Today the Elan is the Lotus that everyone has forgotten about. Which means it's cheap. So you get a well engineered and quick car with superlative handling for much less than the price of a MGB. You will have to put up with bits falling off and patchy supplier network - this is no MGB - but every time you get behind the wheel you'll be driving the best handling Lotus since the original Elan. For smiles per mile, it's surely worth the risk.
And here's the elephant in the room. There is a car that does everything a MGB does but better. It's reliable, simple, easy to own and backed by an as-good support network. And its name is the same length.
Of course, it's the MX5. The little Mazda is as ubiquitous as the B but has none of that car's downsides. It's genuinely fun to drive with brilliant handling and precise steering. It's not quick, but that's its charm - you never run out of road in a MX5.
And while you need to rely on specialists to tune and personalise your MGB, which was only ever available as one long-lived version, there is a MX5 for everyone. There are so many special editions that it's very difficult to keep up with them.

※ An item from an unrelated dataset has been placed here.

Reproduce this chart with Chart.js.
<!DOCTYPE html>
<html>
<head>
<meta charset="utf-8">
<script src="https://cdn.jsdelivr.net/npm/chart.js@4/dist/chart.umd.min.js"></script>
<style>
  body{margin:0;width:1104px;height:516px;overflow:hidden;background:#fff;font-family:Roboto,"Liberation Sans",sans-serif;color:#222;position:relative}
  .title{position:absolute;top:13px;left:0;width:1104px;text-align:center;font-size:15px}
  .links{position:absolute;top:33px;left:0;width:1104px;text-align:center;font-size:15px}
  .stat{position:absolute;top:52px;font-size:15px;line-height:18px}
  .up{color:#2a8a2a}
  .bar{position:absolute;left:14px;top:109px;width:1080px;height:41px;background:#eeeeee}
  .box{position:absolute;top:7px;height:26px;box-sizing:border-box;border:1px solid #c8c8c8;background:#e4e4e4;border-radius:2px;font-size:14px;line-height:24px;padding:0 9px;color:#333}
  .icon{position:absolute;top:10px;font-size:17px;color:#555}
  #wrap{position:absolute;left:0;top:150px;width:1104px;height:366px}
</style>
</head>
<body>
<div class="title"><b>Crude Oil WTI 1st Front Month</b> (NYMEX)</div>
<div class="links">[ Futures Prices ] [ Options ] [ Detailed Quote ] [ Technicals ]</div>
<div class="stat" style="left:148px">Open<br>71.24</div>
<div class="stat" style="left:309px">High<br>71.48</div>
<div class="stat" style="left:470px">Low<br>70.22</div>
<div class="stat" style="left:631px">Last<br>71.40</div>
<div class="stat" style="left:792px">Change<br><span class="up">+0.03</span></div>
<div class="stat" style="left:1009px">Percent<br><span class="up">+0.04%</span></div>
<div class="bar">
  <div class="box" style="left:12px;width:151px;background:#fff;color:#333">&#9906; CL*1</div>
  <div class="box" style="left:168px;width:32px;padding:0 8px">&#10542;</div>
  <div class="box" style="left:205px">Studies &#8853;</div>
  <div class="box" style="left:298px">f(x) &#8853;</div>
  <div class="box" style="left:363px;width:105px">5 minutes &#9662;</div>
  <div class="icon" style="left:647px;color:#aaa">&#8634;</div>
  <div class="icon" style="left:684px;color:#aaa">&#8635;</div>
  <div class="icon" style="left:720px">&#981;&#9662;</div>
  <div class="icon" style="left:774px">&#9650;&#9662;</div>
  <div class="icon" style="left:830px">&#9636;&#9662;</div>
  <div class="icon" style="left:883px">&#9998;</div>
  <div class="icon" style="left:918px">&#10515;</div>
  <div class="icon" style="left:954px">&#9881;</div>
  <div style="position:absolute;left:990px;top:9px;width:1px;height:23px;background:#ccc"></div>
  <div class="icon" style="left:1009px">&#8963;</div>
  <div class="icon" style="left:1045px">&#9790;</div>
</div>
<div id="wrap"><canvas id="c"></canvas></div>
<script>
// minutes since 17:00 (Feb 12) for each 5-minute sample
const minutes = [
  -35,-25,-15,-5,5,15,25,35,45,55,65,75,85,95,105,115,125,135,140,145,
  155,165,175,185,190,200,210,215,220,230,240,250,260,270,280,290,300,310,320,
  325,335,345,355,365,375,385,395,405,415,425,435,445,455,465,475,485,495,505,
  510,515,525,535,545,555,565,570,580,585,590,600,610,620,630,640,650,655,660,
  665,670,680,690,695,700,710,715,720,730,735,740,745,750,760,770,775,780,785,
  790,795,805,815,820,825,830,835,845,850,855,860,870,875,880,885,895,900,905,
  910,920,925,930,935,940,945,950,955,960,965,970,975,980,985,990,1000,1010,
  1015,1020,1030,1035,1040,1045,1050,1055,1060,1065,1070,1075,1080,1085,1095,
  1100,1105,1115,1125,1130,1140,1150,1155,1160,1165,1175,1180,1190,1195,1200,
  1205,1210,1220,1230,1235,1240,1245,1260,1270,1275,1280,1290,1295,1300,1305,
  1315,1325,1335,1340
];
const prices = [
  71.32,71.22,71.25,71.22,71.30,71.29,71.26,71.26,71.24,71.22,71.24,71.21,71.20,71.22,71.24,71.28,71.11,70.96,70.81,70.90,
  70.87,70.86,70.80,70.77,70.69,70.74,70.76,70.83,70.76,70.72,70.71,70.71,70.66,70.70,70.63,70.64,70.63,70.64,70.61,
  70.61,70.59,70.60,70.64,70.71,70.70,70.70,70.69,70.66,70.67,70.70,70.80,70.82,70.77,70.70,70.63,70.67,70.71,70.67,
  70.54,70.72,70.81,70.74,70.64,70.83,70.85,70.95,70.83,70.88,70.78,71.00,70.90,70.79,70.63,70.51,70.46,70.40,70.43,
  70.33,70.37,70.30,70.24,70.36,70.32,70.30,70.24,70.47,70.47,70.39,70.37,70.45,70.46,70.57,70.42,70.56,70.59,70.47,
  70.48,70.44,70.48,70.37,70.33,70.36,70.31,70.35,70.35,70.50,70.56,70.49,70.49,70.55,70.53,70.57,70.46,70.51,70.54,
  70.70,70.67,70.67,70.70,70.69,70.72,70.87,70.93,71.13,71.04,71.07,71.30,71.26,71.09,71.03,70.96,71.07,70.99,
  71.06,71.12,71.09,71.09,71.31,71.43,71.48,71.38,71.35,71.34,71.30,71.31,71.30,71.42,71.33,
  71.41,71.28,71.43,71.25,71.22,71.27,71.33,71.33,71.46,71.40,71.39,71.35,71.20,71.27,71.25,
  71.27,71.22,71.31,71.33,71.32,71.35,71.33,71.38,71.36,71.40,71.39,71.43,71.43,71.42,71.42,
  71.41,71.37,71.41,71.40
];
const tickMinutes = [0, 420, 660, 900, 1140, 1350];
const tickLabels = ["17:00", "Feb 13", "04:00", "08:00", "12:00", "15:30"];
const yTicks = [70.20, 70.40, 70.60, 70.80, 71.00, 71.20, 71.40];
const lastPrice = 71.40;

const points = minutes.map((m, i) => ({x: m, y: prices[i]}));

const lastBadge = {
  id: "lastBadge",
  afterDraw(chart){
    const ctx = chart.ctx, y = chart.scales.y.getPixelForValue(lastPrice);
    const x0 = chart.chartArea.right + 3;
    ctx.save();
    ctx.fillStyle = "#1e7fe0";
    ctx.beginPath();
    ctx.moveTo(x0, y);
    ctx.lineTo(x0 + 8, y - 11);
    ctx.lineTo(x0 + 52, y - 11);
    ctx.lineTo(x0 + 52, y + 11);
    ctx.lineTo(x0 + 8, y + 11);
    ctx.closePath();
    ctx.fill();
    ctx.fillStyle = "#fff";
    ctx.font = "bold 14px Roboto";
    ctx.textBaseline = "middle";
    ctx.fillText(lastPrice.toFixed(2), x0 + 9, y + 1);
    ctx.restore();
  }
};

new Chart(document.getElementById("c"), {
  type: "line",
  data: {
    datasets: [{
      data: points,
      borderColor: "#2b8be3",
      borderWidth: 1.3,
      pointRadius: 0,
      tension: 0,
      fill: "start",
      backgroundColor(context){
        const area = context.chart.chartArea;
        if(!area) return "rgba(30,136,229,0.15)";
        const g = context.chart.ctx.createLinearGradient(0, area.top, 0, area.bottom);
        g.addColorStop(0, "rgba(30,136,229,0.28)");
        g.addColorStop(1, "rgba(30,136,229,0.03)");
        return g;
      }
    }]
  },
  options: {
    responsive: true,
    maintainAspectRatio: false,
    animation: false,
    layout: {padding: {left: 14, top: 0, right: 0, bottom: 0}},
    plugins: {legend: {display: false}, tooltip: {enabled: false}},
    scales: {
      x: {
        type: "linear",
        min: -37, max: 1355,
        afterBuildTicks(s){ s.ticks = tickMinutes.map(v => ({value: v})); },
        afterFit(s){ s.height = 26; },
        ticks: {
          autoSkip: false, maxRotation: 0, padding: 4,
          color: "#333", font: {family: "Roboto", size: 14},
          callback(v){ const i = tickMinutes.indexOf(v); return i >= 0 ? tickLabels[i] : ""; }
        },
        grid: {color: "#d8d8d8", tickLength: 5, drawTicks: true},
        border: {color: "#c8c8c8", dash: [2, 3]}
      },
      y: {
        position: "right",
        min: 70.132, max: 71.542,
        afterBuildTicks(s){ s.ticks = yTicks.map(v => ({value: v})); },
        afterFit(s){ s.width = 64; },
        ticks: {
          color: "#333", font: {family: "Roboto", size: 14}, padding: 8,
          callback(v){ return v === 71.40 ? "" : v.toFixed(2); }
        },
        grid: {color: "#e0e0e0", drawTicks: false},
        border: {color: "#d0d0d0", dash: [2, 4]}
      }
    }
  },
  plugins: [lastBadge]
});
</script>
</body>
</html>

And the clincher? It's cheap. Early Mk1 cars, with the pop-up headlights, are starting to become expensive but they're still under £5,000. Later Mk2 and MK2.5 cars are absolute bargains - a budget of £2,000 will give you a really good choice of cars. MX5s rust but parts are cheap and thorough inspection will help you weed out the duds.
If, after all that, you're still wedded to the idea of a MGB, then great. There are better cars out there and cheaper ones, but the B is perennially popular for some very good reasons. It's reliable. It's got an unrivalled parts and supplier network. When you buy one you get access to one of the biggest car clubs in the world with all the excellent social opportunities that provides. There is so much more to the B than simply a car.
But if you're prepared to turn off the path well travelled I think you'll discover some alternatives that deliver in different ways. Whatever you choose, happy motoring.